My presentation demonstrated some of the early foundational work we have been doing at the Powerhouse Museum for a cross-government project called About NSW. This project is building some lightweight prototypes to enable data combining across the various State Government funded cultural agencies – the Powerhouse, State Library of NSW, Art Gallery of NSW, Australian Museum, the Historic Houses Trust, and other government bodies. In the presentation I demonstrated some of the problems with data combining (or ‘smooshing’ as the Canadians kept saying) even with apparently simple things like calendars, and then showed some of the practical approaches we have been taking to solving some of these problems. I then showed some of the potential of social tagging and the search tagging we’ve been doing at the Powerhouse for the past 2 years as well as the emergent possibilities that come with data-parsing tools like OpenCalais – for example, the ability to browse object catalogues by person or company name – and what that might mean in terms of connecting to other non-cultural sector datasets. Finally I gave a few examples of the location-aware work we’ve been piloting – delivering collection content to users based on where they are, and how this might work across multiple institutions.

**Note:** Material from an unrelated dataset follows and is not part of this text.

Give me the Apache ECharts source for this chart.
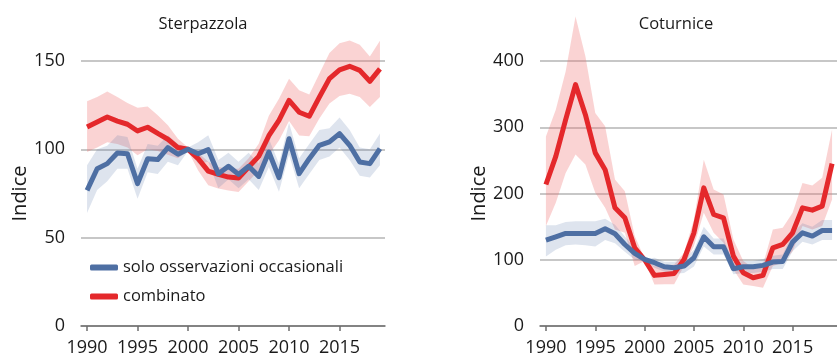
<!DOCTYPE html>
<html><head><meta charset="utf-8">
<script src="https://cdn.jsdelivr.net/npm/echarts@6/dist/echarts.min.js"></script>
<style>html,body{margin:0;padding:0;background:#fff}#c{width:837px;height:361px}</style>
</head><body><div id="c"></div>
<script>
const years = [1990,1991,1992,1993,1994,1995,1996,1997,1998,1999,2000,2001,2002,2003,2004,2005,2006,2007,2008,2009,2010,2011,2012,2013,2014,2015,2016,2017,2018,2019];
const xTicks = [1990,1995,2000,2005,2010,2015];
const legendNames = ['solo osservazioni occasionali','combinato'];
const titles = ['Sterpazzola','Coturnice'];

// Sterpazzola
const sBlue   = [76.8,89,91.9,97.9,97.5,80.6,94.7,94.2,101,97.2,100,97.5,99.8,86.2,90.4,85.8,90.4,84.7,98.5,84,106,86.2,94.7,102.3,104.2,108.9,102.3,92.8,91.9,100.4];
const sBlueLo = [64,77,82,89,89,72,87,86,93,91,99,92,93,78,83,78,83,77,90,76,97,78,86,94,96,101,94,85,84,91];
const sBlueHi = [91,100,102,108,107,89,103,102,108,103,101,104,108,94,98,93,98,92,106,92,115,95,103,111,112,118,111,101,100,109];
const sRed    = [112.6,115.5,118.3,116,114.2,110.4,112.5,109,105.7,101,100,94.7,87.7,85.8,84.3,83.8,90,96,107.7,116.4,127.7,121,118.7,129.6,140,145,147,144.7,138.5,145.5];
const sRedLo  = [98.5,101,104,103,101,96.6,100,99,97,95,99,88,79.6,77.8,76.7,75.8,82,88,97,105,116,107.9,107.4,117.4,125.9,130.2,131.5,129.6,124,129.6];
const sRedHi  = [127.2,129.6,132.8,129.6,126.2,123.6,124.3,119.3,113.6,106,101,98,93,90,89,89,95,103.2,119,128.7,140,133.4,131,142.8,154.5,160,161.6,159.2,152.5,161.4];

// Coturnice
const cBlue   = [129.6,134.7,139.7,139.7,139.7,139.7,146.7,139.2,123,109.5,100.5,95.5,89.4,88,90.5,103,134.7,119.6,119.6,86.4,89.4,89.4,91.5,96.5,97.5,126.6,140.7,135.7,144.2,144.2];
const cBlueLo = [105,115,122,123,122,120,130,125,112,100,99,88,82,79,80,90,120,108,108,78,80,80,82,86,86,113,127,123,130,130];
const cBlueHi = [152,152,157,158,158,158,162,153,135,118,101,103,97,97,100,115,150,132,132,96,98,98,101,106,108,140,155,150,160,160];
const cRed    = [213.6,256,311.6,364.3,319,261.3,236,178.4,163.3,118,100,76.4,77.9,79.4,100.5,140.7,208.5,168.3,163.3,105.5,80.4,72.9,76.4,118.1,123.1,140.7,178.4,174.9,181,245];
const cRedLo  = [150.8,186,231,258.8,243.7,201,178.4,145.7,140.7,90.5,98,62.8,63,63,90.5,120.6,170.9,140.7,125.6,85.4,62.8,60.3,57.8,90.5,95.5,113,150.8,145.7,150.8,191];
const cRedHi  = [286,326.6,384,467,407,321.6,301.5,221,203.5,135.7,102,90.5,90.5,93,110.6,160.8,251,206,198.5,130.7,98,88,93,145.7,148.2,170.9,216,212,223.6,296.5];

const BLUE = '#4e6fa3', RED = '#e4282b';
const BLUE_BAND = 'rgba(90,120,170,0.2)', RED_BAND = 'rgba(240,110,110,0.3)';
const FONT = 'Open Sans';

const pairs = arr => arr.map((v,i)=>[years[i], v]);

function band(idx, lo, hi, color){
  const data = years.map((y,i)=>[y, lo[i], hi[i]]);
  return {
    type:'custom', xAxisIndex:idx, yAxisIndex:idx, data:data, silent:true, z:1, clip:false,
    encode:{x:0, y:[1,2]},
    renderItem:function(params, api){
      if (params.dataIndex !== 0) return null;
      const top = [], bot = [];
      for (let i=0;i<data.length;i++){
        top.push(api.coord([data[i][0], data[i][2]]));
        bot.push(api.coord([data[i][0], data[i][1]]));
      }
      return {type:'polygon', shape:{points: top.concat(bot.reverse())}, style:{fill:color}};
    }
  };
}
function line(idx, name, vals, color){
  return {type:'line', name:name, xAxisIndex:idx, yAxisIndex:idx, data:pairs(vals), symbol:'none', color:color, lineStyle:{width:5, color:color, join:'round'}, itemStyle:{color:color}, clip:false, z:3};
}

function xAxis(idx){
  return {type:'value', gridIndex:idx, min:1989.4, max:2019.5,
    axisLine:{show:true, lineStyle:{color:'#6e6e6e', width:1.5}},
    axisTick:{show:true, customValues:xTicks, length:5, lineStyle:{color:'#6e6e6e', width:1.5}},
    axisLabel:{customValues:xTicks, formatter:v=>String(v), fontFamily:FONT, fontSize:18, color:'#1a1a1a', margin:13},
    splitLine:{show:false}};
}
function yAxis(idx, max, interval){
  return {type:'value', gridIndex:idx, min:0, max:max, interval:interval,
    name:'Indice', nameLocation:'middle', nameRotate:90, nameGap:50,
    nameTextStyle:{fontFamily:FONT, fontSize:20, color:'#1a1a1a'},
    axisLine:{show:false}, axisTick:{show:false},
    axisLabel:{fontFamily:FONT, fontSize:18, color:'#1a1a1a', margin:16},
    splitLine:{show:true, lineStyle:{color:'#b4b4b4', width:1.5}}};
}

const chart = echarts.init(document.getElementById('c'), null, {renderer:'canvas'});
chart.setOption({
  animation:false,
  backgroundColor:'#fff',
  title:[
    {text:titles[0], left:198, top:11, textAlign:'center', textStyle:{fontFamily:FONT, fontSize:16.5, fontWeight:'normal', color:'#1a1a1a'}},
    {text:titles[1], left:671, top:11, textAlign:'center', textStyle:{fontFamily:FONT, fontSize:16.5, fontWeight:'normal', color:'#1a1a1a'}}
  ],
  legend:{data:legendNames, orient:'vertical', left:85, top:254, itemGap:12, itemWidth:28, itemHeight:6, icon:'roundRect', itemStyle:{borderWidth:0}, textStyle:{fontFamily:FONT, fontSize:16.5, color:'#1a1a1a'}, selectedMode:false},
  grid:[
    {left:81, right:452, top:61, bottom:35},
    {left:540, right:-7, top:61, bottom:35}
  ],
  xAxis:[xAxis(0), xAxis(1)],
  yAxis:[yAxis(0,150,50), yAxis(1,400,100)],
  series:[
    band(0, sRedLo, sRedHi, RED_BAND),
    band(0, sBlueLo, sBlueHi, BLUE_BAND),
    line(0, legendNames[1], sRed, RED),
    line(0, legendNames[0], sBlue, BLUE),
    band(1, cRedLo, cRedHi, RED_BAND),
    band(1, cBlueLo, cBlueHi, BLUE_BAND),
    line(1, legendNames[1], cRed, RED),
    line(1, legendNames[0], cBlue, BLUE)
  ]
});
</script></body></html>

Here are my slides from my presentation. They should be viewed together with the paper which goes with the session. Bear in mind that all of this is very much a work in progress and is more about testing and exploring new approaches than developing a singular watertight, robust method. I hope you realise that a lot of what I’ve been talking about is that such a singular method doesn’t (and will not) exist.
Mike Ellis, Brent Gustafson, and Frankie himself blogged about the session in enough detail to give some of the audience interpretations and ensuing discussion.
One reply on “MW2008 – Data shanty towns, cross-search and combinatory approaches”
Thanks for posting these – Brent took notes that session so I could watch, but i still find myself forgetting half of it until I can see the slides again.
Did you get a chance to check out the Delphi Toolkit they’re building at Berkeley? (Paper here) Pretty cool, I’ve been playing with it a bit lately and it seems that with a good ontology built it’s quite good at extracting “meaning from mess”.